» WHAT THE TASK REQUIRES
Quote the data exactly, first line to the line containing "color='#222222', va='center', clip_on=False)", with no pictures.

####################

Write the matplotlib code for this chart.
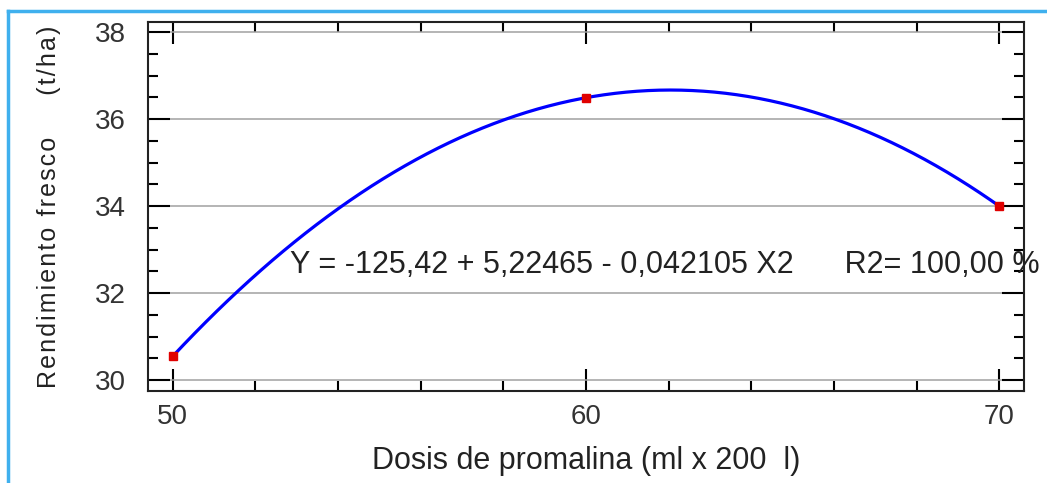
import numpy as np
import matplotlib.pyplot as plt
from matplotlib.lines import Line2D

# valores observados
dosis = [50, 60, 70]
rendimiento = [30.55, 36.49, 34.0]
ecuacion = "Y = -125,42 + 5,22465 - 0,042105 X2      R2= 100,00 %"

plt.rcParams['font.family'] = ['Liberation Sans', 'DejaVu Sans']

fig = plt.figure(figsize=(10.47, 4.83), dpi=100)
ax = fig.add_axes([148/1047, 92/483, 876/1047, 369/483])

# ajuste cuadratico
coef = np.polyfit(dosis, rendimiento, 2)
xs = np.linspace(dosis[0], dosis[-1], 300)
ax.plot(xs, np.polyval(coef, xs), color='#0000ff', lw=2.3, zorder=3)
ax.plot(dosis, rendimiento, 's', color='#e00000', ms=6, zorder=4)

ax.set_xlim(49.4, 70.6)
ax.set_ylim(29.75, 38.23)
ax.set_xticks([50, 60, 70])
ax.set_xticks(np.arange(50, 71, 2), minor=True)
ax.set_yticks([30, 32, 34, 36, 38])
ax.set_yticks(np.arange(30, 38.1, 0.5), minor=True)
ax.grid(axis='y', which='major', color='#a0a0a0', lw=1.1)
ax.tick_params(which='both', direction='in', top=True, right=True,
               labelsize=20, colors='black', width=1.5, labelcolor='#333333')
ax.tick_params(which='major', length=16)
ax.tick_params(axis='y', which='major', pad=16)
ax.tick_params(axis='x', which='major', pad=9)
ax.tick_params(which='minor', length=7)
for s in ax.spines.values():
    s.set_linewidth(1.5)
    s.set_color('#222222')

hs = "\u200a"
ylab = hs.join("Rendimiento fresco") + "      " + hs.join("(t/ha)")
ax.set_xlabel("Dosis de promalina (ml x 200  l)", fontsize=22, labelpad=12, color='#222222')
ax.set_ylabel(ylab, fontsize=18, labelpad=24, color='#222222')

ax.text(52.83, 32.65, ecuacion, fontsize=22, color='#222222', va='center', clip_on=False)

# marco azul
fig.add_artist(Line2D([8/1047, 1], [1 - 11/483, 1 - 11/483], color='#3fb0ee', lw=2.5))
fig.add_artist(Line2D([8/1047, 8/1047], [0, 1 - 11/483], color='#3fb0ee', lw=2.5))

fig.savefig("out.png", dpi=100)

####################

» THE COMPLETED TASK
Write the matplotlib code for this chart.
import numpy as np
import matplotlib.pyplot as plt
from matplotlib.lines import Line2D

# valores observados
dosis = [50, 60, 70]
rendimiento = [30.55, 36.49, 34.0]
ecuacion = "Y = -125,42 + 5,22465 - 0,042105 X2      R2= 100,00 %"

plt.rcParams['font.family'] = ['Liberation Sans', 'DejaVu Sans']

fig = plt.figure(figsize=(10.47, 4.83), dpi=100)
ax = fig.add_axes([148/1047, 92/483, 876/1047, 369/483])

# ajuste cuadratico
coef = np.polyfit(dosis, rendimiento, 2)
xs = np.linspace(dosis[0], dosis[-1], 300)
ax.plot(xs, np.polyval(coef, xs), color='#0000ff', lw=2.3, zorder=3)
ax.plot(dosis, rendimiento, 's', color='#e00000', ms=6, zorder=4)

ax.set_xlim(49.4, 70.6)
ax.set_ylim(29.75, 38.23)
ax.set_xticks([50, 60, 70])
ax.set_xticks(np.arange(50, 71, 2), minor=True)
ax.set_yticks([30, 32, 34, 36, 38])
ax.set_yticks(np.arange(30, 38.1, 0.5), minor=True)
ax.grid(axis='y', which='major', color='#a0a0a0', lw=1.1)
ax.tick_params(which='both', direction='in', top=True, right=True,
               labelsize=20, colors='black', width=1.5, labelcolor='#333333')
ax.tick_params(which='major', length=16)
ax.tick_params(axis='y', which='major', pad=16)
ax.tick_params(axis='x', which='major', pad=9)
ax.tick_params(which='minor', length=7)
for s in ax.spines.values():
    s.set_linewidth(1.5)
    s.set_color('#222222')

hs = "\u200a"
ylab = hs.join("Rendimiento fresco") + "      " + hs.join("(t/ha)")
ax.set_xlabel("Dosis de promalina (ml x 200  l)", fontsize=22, labelpad=12, color='#222222')
ax.set_ylabel(ylab, fontsize=18, labelpad=24, color='#222222')

ax.text(52.83, 32.65, ecuacion, fontsize=22, color='#222222', va='center', clip_on=False)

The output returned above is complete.